▶ Data supplied:
▬▬▬▬▬▬▬▬▬▬
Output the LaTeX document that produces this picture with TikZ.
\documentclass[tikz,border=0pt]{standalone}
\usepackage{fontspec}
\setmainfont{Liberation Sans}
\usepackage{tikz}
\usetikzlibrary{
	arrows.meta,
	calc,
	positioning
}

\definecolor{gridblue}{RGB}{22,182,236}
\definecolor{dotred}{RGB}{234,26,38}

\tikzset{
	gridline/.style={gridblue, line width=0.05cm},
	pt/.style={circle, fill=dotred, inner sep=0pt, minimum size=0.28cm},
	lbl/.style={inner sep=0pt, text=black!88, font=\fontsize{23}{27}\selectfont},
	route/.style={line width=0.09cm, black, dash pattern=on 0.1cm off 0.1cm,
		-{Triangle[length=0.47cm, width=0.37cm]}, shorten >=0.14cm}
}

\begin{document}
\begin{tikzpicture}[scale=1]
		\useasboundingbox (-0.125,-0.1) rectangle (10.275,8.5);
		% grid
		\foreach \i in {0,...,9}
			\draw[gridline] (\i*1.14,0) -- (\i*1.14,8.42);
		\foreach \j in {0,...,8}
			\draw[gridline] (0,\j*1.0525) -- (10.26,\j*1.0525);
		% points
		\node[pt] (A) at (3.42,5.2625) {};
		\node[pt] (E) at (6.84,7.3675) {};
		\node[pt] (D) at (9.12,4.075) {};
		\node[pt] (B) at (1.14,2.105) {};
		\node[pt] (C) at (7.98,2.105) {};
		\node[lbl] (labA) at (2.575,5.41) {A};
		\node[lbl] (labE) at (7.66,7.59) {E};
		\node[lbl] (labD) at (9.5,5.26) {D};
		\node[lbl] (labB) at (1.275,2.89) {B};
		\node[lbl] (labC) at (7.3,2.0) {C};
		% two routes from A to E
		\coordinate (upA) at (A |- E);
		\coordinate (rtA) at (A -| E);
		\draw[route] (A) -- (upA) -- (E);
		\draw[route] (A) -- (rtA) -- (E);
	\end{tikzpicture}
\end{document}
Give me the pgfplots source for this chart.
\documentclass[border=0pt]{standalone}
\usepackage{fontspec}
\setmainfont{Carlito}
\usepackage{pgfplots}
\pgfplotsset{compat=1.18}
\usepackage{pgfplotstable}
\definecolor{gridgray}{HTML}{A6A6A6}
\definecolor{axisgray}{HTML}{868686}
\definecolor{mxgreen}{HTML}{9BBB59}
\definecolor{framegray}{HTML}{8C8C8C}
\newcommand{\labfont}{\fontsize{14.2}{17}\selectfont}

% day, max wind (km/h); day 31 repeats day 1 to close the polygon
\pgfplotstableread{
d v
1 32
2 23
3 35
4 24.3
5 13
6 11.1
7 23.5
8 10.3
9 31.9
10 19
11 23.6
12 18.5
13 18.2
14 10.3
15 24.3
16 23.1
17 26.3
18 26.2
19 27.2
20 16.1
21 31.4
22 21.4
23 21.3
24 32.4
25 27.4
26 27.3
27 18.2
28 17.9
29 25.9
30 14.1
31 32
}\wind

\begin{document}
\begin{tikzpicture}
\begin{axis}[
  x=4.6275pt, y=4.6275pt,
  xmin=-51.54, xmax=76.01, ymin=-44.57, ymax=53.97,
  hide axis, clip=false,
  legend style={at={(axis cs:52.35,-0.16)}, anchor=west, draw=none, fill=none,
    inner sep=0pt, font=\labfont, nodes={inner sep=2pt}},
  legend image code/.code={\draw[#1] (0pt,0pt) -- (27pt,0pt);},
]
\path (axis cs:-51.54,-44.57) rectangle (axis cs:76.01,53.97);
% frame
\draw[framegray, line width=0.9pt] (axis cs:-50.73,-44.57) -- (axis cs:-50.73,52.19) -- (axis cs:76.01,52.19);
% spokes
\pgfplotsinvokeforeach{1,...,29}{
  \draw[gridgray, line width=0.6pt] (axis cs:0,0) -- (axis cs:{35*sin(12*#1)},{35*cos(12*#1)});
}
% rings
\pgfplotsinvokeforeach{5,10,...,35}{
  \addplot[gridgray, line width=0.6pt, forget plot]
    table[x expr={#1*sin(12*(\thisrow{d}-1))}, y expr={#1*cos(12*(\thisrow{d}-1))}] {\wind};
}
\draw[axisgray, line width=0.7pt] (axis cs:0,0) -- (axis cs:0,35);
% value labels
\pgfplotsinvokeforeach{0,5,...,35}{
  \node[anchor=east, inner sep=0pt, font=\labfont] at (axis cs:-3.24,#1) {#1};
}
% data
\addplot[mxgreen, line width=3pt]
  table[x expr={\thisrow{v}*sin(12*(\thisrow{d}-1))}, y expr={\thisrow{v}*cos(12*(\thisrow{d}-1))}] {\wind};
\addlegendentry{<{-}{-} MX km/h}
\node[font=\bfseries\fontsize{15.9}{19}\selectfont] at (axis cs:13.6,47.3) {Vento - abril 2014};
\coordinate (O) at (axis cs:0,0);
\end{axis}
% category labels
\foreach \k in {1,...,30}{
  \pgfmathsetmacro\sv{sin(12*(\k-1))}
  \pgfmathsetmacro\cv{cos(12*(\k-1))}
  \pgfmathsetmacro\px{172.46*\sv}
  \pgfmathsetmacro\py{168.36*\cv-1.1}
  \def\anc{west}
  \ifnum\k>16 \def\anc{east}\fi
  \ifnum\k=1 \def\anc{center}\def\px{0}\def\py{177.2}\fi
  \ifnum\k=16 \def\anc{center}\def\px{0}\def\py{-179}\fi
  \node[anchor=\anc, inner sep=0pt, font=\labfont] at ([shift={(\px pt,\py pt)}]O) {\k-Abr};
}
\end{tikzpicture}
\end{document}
▬▬▬▬▬▬▬▬▬▬
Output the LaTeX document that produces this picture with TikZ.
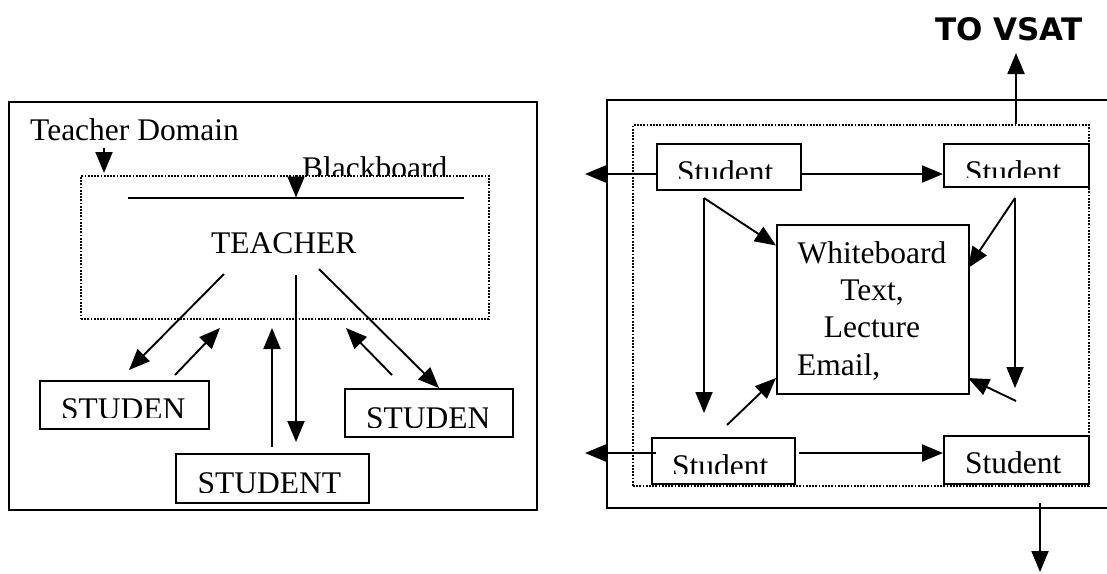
▬▬▬▬▬▬▬▬▬▬
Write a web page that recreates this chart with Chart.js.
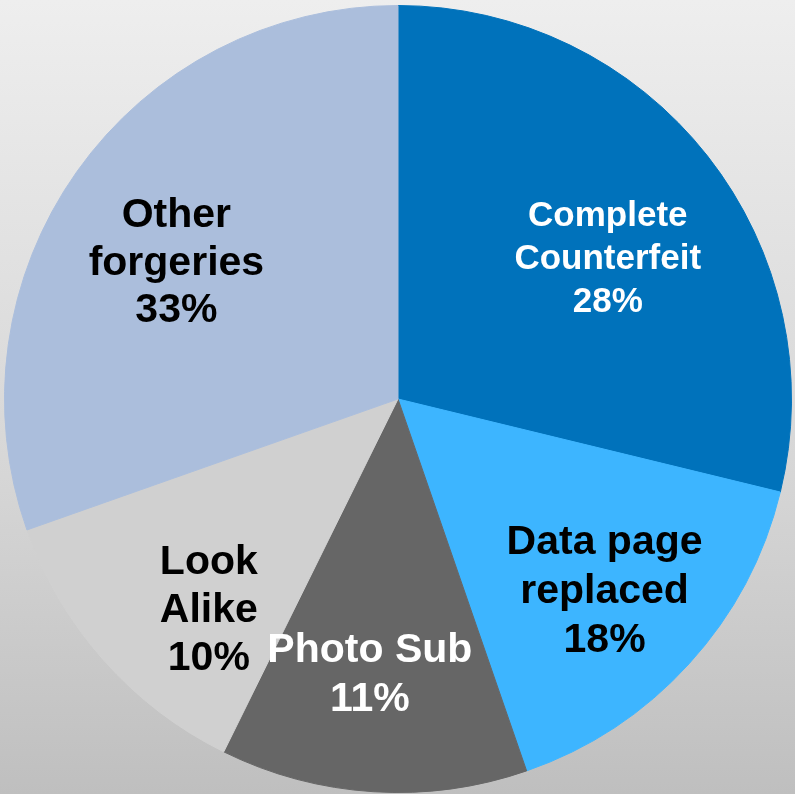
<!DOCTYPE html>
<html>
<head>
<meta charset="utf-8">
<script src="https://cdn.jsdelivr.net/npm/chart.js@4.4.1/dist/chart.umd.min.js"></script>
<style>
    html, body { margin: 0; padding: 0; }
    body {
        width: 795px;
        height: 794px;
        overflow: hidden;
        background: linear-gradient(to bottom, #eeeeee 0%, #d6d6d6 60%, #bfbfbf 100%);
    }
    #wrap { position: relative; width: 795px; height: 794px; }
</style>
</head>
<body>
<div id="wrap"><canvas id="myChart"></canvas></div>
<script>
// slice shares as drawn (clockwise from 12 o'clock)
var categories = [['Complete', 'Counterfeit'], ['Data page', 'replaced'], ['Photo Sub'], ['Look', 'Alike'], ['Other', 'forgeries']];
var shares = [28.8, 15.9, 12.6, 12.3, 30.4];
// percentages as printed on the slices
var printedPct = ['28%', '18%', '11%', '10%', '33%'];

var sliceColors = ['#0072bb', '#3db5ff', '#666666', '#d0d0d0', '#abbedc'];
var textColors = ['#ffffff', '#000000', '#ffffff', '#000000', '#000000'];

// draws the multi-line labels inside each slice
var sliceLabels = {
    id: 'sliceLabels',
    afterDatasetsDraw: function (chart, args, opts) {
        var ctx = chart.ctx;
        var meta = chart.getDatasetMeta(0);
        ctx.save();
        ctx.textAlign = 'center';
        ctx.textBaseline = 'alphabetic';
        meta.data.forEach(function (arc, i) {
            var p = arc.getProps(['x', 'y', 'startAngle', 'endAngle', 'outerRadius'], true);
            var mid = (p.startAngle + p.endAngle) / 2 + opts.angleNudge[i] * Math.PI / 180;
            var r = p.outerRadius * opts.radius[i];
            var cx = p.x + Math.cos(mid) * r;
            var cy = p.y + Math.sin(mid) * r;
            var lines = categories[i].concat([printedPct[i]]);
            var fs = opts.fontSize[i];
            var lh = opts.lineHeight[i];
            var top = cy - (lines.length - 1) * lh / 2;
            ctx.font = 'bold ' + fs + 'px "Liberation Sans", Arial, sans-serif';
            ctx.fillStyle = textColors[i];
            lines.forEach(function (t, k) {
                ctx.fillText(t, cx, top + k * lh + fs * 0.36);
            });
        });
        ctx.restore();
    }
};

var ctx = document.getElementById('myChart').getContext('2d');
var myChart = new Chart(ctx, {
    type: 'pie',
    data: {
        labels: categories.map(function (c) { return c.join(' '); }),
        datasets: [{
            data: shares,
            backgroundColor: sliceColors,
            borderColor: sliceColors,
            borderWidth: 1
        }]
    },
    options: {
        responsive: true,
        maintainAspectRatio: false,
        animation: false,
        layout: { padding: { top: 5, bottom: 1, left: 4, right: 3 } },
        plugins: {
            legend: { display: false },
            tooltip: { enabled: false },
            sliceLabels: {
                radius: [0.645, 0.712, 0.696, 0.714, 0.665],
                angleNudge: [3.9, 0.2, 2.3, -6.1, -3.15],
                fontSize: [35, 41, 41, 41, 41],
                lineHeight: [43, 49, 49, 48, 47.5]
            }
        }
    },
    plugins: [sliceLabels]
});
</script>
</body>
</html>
▬▬▬▬▬▬▬▬▬▬
▶ Exercise task:
Omit all pictures, then copy the lines between the ones holding "Write a web" and "['#ffffff', '#000000', '#ffffff', '#000000', '#000000'];", inclusive.

▶ Output for this exercise:
Write a web page that recreates this chart with Chart.js.
<!DOCTYPE html>
<html>
<head>
<meta charset="utf-8">
<script src="https://cdn.jsdelivr.net/npm/chart.js@4.4.1/dist/chart.umd.min.js"></script>
<style>
    html, body { margin: 0; padding: 0; }
    body {
        width: 795px;
        height: 794px;
        overflow: hidden;
        background: linear-gradient(to bottom, #eeeeee 0%, #d6d6d6 60%, #bfbfbf 100%);
    }
    #wrap { position: relative; width: 795px; height: 794px; }
</style>
</head>
<body>
<div id="wrap"><canvas id="myChart"></canvas></div>
<script>
// slice shares as drawn (clockwise from 12 o'clock)
var categories = [['Complete', 'Counterfeit'], ['Data page', 'replaced'], ['Photo Sub'], ['Look', 'Alike'], ['Other', 'forgeries']];
var shares = [28.8, 15.9, 12.6, 12.3, 30.4];
// percentages as printed on the slices
var printedPct = ['28%', '18%', '11%', '10%', '33%'];

var sliceColors = ['#0072bb', '#3db5ff', '#666666', '#d0d0d0', '#abbedc'];
var textColors = ['#ffffff', '#000000', '#ffffff', '#000000', '#000000'];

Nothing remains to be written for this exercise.